Day 4 - Goodlettsville to Go

  • Satellite dish installed

  • Point-of-sale software tested

  • Pricing files downloaded

    As Jersey Shore workers unpack and stock $8 girls' dresses and Good Tuff freezer bags ($2 for a box of 45), a Spacenet installer arrives to set up the satellite link.

    Pulling a ladder off his truck, the installer zips up to the roof of the store and mounts a 2.5-foot antenna and a dish that looks like one used at home for satellite television. The indoor equipment is a satellite modem the size of a large dictionary and cables to connect to each IBM register.

    "We connect, make sure our hub in Washington, D.C., sees this dish, it lights up," says Randy Anders, the senior account manager at Spacenet who closed the 10-year, $40-million deal with Dollar General in 2001. The IBM registers are connected to the network, and the store's coordinates are added to Spacenet's pre-established connection with Goodlettsville. The work takes three to four hours.

    When the contract was signed, Dollar General had 5,000 stores. But it did the deal for 7,500 stores. "They knew their growth," Anders says.

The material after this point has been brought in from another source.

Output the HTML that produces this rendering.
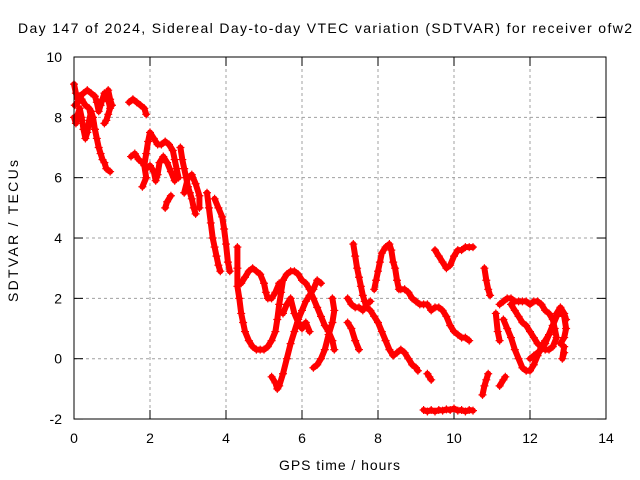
<!DOCTYPE html>
<html><head><meta charset="utf-8"><style>
body{margin:0;background:#fff;}
svg{display:block;font-family:"Liberation Sans",sans-serif;}
</style></head><body>
<svg id="chart" width="640" height="480">
<text x="18" y="33" font-size="14" textLength="614" lengthAdjust="spacing">Day 147 of 2024, Sidereal Day-to-day VTEC variation (SDTVAR) for receiver ofw2</text>
<text x="279" y="470" font-size="14" textLength="121" lengthAdjust="spacing">GPS time / hours</text>
<text x="18" y="302" font-size="14" textLength="142" lengthAdjust="spacing" transform="rotate(-90 18 302)">SDTVAR / TECUs</text>
<g id="grid"></g><g id="ticks"></g><g id="marks"></g>
<rect x="74" y="57" width="532" height="362" fill="none" stroke="#000" stroke-width="1"/>
</svg>
<script>
const xTicks=[0,2,4,6,8,10,12,14];
const yTicks=[-2,0,2,4,6,8,10];
const s1=[[0,9.1],[0.05,8.8],[0.1,8.6],[0.15,8.7],[0.25,8.8],[0.35,8.9],[0.45,8.8],[0.55,8.7],[0.6,8.5],[0.65,8.2],[0.7,8.4],[0.75,8.6],[0.8,8.8],[0.85,8.6],[0.9,8.9],[0.95,8.6],[1.0,8.4]];
const s2=[[0,8.0],[0.05,7.8],[0.1,8.1],[0.15,8.3],[0.2,8.0],[0.25,7.6],[0.3,7.3],[0.35,7.5],[0.4,7.9],[0.45,8.2],[0.5,8.0],[0.55,7.6],[0.6,7.3],[0.65,7.0],[0.7,6.8],[0.75,6.6],[0.8,6.5],[0.85,6.3],[0.95,6.2]];
const s3=[[0.02,8.4],[0.1,8.5],[0.2,8.6],[0.3,8.4],[0.4,8.3],[0.45,8.0],[0.5,7.8],[0.55,7.6]];
const s4=[[0.8,7.8],[0.85,7.9],[0.9,8.1],[0.95,8.3],[0.9,8.6]];
const s5=[[1.45,8.5],[1.55,8.6],[1.65,8.5],[1.75,8.4],[1.85,8.3],[1.9,8.1]];
const s6=[[1.5,6.7],[1.6,6.8],[1.7,6.6],[1.8,6.5],[1.9,6.3],[2.0,6.4],[2.1,6.2],[2.15,5.9],[2.2,6.1],[2.25,6.5],[2.35,6.7],[2.45,6.5],[2.55,6.2],[2.65,5.9]];
const s7=[[1.8,5.7],[1.9,6.0],[1.85,6.4],[1.9,6.8],[1.95,7.2],[2.0,7.5],[2.1,7.3],[2.2,7.1],[2.3,7.1],[2.4,7.2],[2.5,7.1],[2.6,6.9],[2.65,6.6],[2.7,6.3],[2.75,6.0]];
const s8=[[2.4,5.0],[2.45,5.2],[2.55,5.4]];
const s9=[[2.8,7.0],[2.85,6.6],[2.9,6.3],[2.95,6.0],[3.0,5.7],[3.05,5.5],[3.1,5.3],[3.15,5.0],[3.2,4.8]];
const s10=[[2.9,5.5],[3.0,6.0],[3.1,6.1],[3.2,5.8],[3.3,5.4],[3.3,5.0]];
const s11=[[3.5,5.5],[3.55,5.0],[3.6,4.5],[3.65,4.0],[3.7,3.7],[3.75,3.4],[3.8,3.1],[3.85,2.9]];
const s12=[[3.7,5.3],[3.8,5.0],[3.9,4.7],[3.95,4.3],[4.0,3.8],[4.05,3.2],[4.1,2.9]];
const s13=[[4.3,3.7],[4.3,3.0],[4.3,2.4],[4.35,2.0],[4.4,1.5],[4.45,1.2],[4.5,0.9],[4.6,0.6],[4.7,0.4],[4.8,0.3],[4.9,0.3],[5.0,0.3],[5.1,0.4],[5.2,0.6],[5.3,0.9],[5.35,1.3],[5.4,1.8],[5.45,2.2],[5.5,2.6],[5.6,2.8],[5.7,2.9],[5.8,2.9],[5.9,2.8],[6.0,2.6],[6.1,2.5],[6.2,2.3],[6.3,2.0],[6.4,1.7],[6.5,1.4],[6.6,1.1],[6.7,0.9],[6.8,0.6],[6.85,0.3]];
const s14=[[4.4,2.5],[4.5,2.7],[4.6,2.9],[4.7,3.0],[4.8,2.9],[4.9,2.8],[5.0,2.5],[5.05,2.2],[5.1,2.0],[5.2,2.0],[5.3,2.2],[5.4,2.5]];
const s15=[[5.2,-0.6],[5.3,-0.8],[5.35,-1.0],[5.4,-0.9],[5.5,-0.5],[5.6,0.0],[5.7,0.5],[5.8,0.9],[5.9,1.3],[6.0,1.6],[6.1,1.9],[6.2,2.1],[6.3,2.3],[6.4,2.6],[6.5,2.5]];
const s16=[[5.5,1.5],[5.6,1.8],[5.7,2.0],[5.8,1.5],[5.9,1.2],[6.0,1.0],[6.1,1.2],[6.2,0.9]];
const s17=[[6.3,-0.3],[6.4,-0.2],[6.5,0.0],[6.6,0.3],[6.7,0.8],[6.8,1.2],[6.85,1.6],[6.8,2.0]];
const s18=[[7.35,3.8],[7.4,3.4],[7.45,3.0],[7.5,2.7],[7.55,2.4],[7.6,2.1],[7.65,1.9],[7.7,1.7],[7.8,1.6],[7.9,1.4],[8.0,1.2],[8.1,0.9],[8.2,0.6],[8.3,0.3],[8.4,0.1],[8.5,0.2],[8.6,0.3],[8.7,0.2],[8.8,0.0],[8.9,-0.2],[9.0,-0.3],[9.05,-0.4]];
const s19=[[7.2,2.0],[7.3,1.8],[7.4,1.7],[7.5,1.7],[7.6,1.6],[7.7,1.8],[7.8,1.9]];
const s20=[[7.2,1.2],[7.3,1.0],[7.4,0.6],[7.5,0.3]];
const s21=[[7.9,2.3],[7.95,2.6],[8.0,2.9],[8.05,3.2],[8.1,3.5],[8.2,3.7],[8.3,3.8],[8.35,3.6],[8.4,3.2],[8.45,3.0],[8.5,2.6],[8.55,2.3],[8.6,2.3],[8.7,2.3],[8.8,2.2],[8.9,2.0],[9.0,1.9],[9.1,1.8],[9.2,1.8],[9.3,1.8],[9.4,1.6],[9.5,1.7],[9.6,1.7],[9.7,1.6],[9.8,1.4],[9.9,1.1],[10.0,0.9],[10.1,0.8],[10.2,0.7],[10.3,0.7],[10.4,0.6]];
const s22=[[9.5,3.6],[9.6,3.4],[9.7,3.2],[9.8,3.0],[9.9,3.1],[10.0,3.4],[10.1,3.6],[10.2,3.6],[10.3,3.7],[10.4,3.7],[10.5,3.7]];
const s23=[[9.2,-1.7],[9.3,-1.75],[9.4,-1.7],[9.5,-1.75],[9.6,-1.7],[9.7,-1.72],[9.8,-1.68],[9.9,-1.7],[10.0,-1.65],[10.1,-1.72],[10.2,-1.7],[10.3,-1.75],[10.4,-1.7],[10.5,-1.72]];
const s24=[[9.3,-0.5],[9.35,-0.6],[9.4,-0.7]];
const s25=[[10.8,3.0],[10.85,2.6],[10.9,2.3],[10.95,2.1]];
const s26=[[10.75,-1.2],[10.8,-0.9],[10.85,-0.7],[10.9,-0.5]];
const s27=[[11.2,-0.9],[11.3,-0.7],[11.35,-0.6]];
const s28=[[11.3,1.3],[11.4,1.0],[11.5,0.7],[11.6,0.3],[11.7,0.0],[11.8,-0.3],[11.9,-0.4],[12.0,-0.4],[12.1,-0.2],[12.2,0.1],[12.3,0.4],[12.4,0.6],[12.5,0.8],[12.6,1.1],[12.7,1.4],[12.8,1.6],[12.9,1.4],[12.95,1.0],[12.9,0.7],[12.8,0.5]];
const s29=[[11.2,1.8],[11.3,1.9],[11.4,2.0],[11.5,2.0],[11.6,1.9],[11.7,1.9],[11.8,1.9],[11.9,1.9],[12.0,1.8],[12.1,1.9],[12.2,1.9],[12.3,1.8],[12.4,1.6],[12.5,1.5],[12.6,1.3],[12.65,1.0],[12.7,0.7],[12.6,0.4],[12.5,0.3],[12.4,0.3],[12.3,0.4],[12.2,0.5],[12.1,0.7],[12.0,0.9],[11.9,1.1],[11.8,1.2],[11.7,1.4],[11.6,1.6],[11.5,1.8]];
const s30=[[12.0,0.0],[12.1,0.1],[12.2,0.2],[12.3,0.3],[12.4,0.5],[12.5,0.8],[12.6,1.1],[12.7,1.5],[12.8,1.7],[12.9,1.5],[12.95,1.3]];
const s31=[[12.9,0.4],[12.85,0.0],[12.9,0.2]];
const s32=[[11.1,1.5],[11.15,0.9],[11.2,0.6]];
const series=[s1,s2,s3,s4,s5,s6,s7,s8,s9,s10,s11,s12,s13,s14,s15,s16,s17,s18,s19,s20,s21,s22,s23,s24,s25,s26,s27,s28,s29,s30,s31,s32];
const NS="http://www.w3.org/2000/svg";
const X=v=>74+v*38, Y=v=>358.7-v*30.17;
const grid=document.getElementById('grid'),ticks=document.getElementById('ticks'),marks=document.getElementById('marks');
function ln(p,x1,y1,x2,y2,st,dash){const l=document.createElementNS(NS,'line');l.setAttribute('x1',x1);l.setAttribute('y1',y1);l.setAttribute('x2',x2);l.setAttribute('y2',y2);l.setAttribute('stroke',st);if(dash)l.setAttribute('stroke-dasharray',dash);p.appendChild(l);return l;}
function tx(x,y,s,a){const t=document.createElementNS(NS,'text');t.setAttribute('x',x);t.setAttribute('y',y);t.setAttribute('font-size','14');t.setAttribute('text-anchor',a);t.textContent=s;ticks.appendChild(t);return t;}
xTicks.forEach(v=>{const x=X(v);
 if(v>0&&v<14){const g=ln(grid,x,57,x,419,'#a0a0a0','3,3');
 
 }
 ln(ticks,x,419,x,410,'#000');ln(ticks,x,57,x,66,'#000');
 const t=tx(x,443,String(v),'middle');
 
 });
yTicks.forEach(v=>{const y=Y(v);
 if(v>-2&&v<10){const g=ln(grid,74,y,606,y,'#a0a0a0','3,3');
 
 }
 ln(ticks,74,y,83,y,'#000');ln(ticks,606,y,597,y,'#000');
 const t=tx(62,y+5,String(v),'end');
 
 });
series.forEach(s=>{
 const pl=document.createElementNS(NS,'polyline');
 pl.setAttribute('points',s.map(p=>X(p[0])+','+Y(p[1])).join(' '));
 pl.setAttribute('fill','none');pl.setAttribute('stroke','#ff0000');pl.setAttribute('stroke-width','6');pl.setAttribute('stroke-linejoin','round');pl.setAttribute('stroke-linecap','round');
 
 
 marks.appendChild(pl);
 s.forEach(p=>{const x=X(p[0]),y=Y(p[1]);
 const m=document.createElementNS(NS,'path');
 m.setAttribute('d',`M${x-4} ${y}h8M${x} ${y-4}v8`);
 m.setAttribute('stroke','#ff0000');m.setAttribute('stroke-width','1.2');
 
 
 marks.appendChild(m);});
});
</script>
</body></html>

    Once the satellite network is humming, headquarters can start to send pricing files and product codes to the registers. Spacenet tests each piece of the Triversity point-of-sale applications, such as nightly polling and authorization of payments by bank and welfare debit cards. Also flung over the satellite are weekly payroll hours, uploaded from the registers.

    In Whitesboro, Spacenet doesn't come until Day 5 because of other commitments. Dollar General allows the vendor a two-day window after the IBM delivery.

    Dollar General chose satellite communications after balky dial-up connections and spotty broadband coverage in small towns prevented 5% to 8% of its stores from connecting to headquarters each night for mandatory sales reporting, Anders says.

    The discounter also wants to avoid mixing communications technology, says Bruce Ash, vice president of information and administrative services. "If you have three or four different networks, it takes people with all those skills to manage them," Ash says. "It's been a philosophy here: Do things as simply as possible."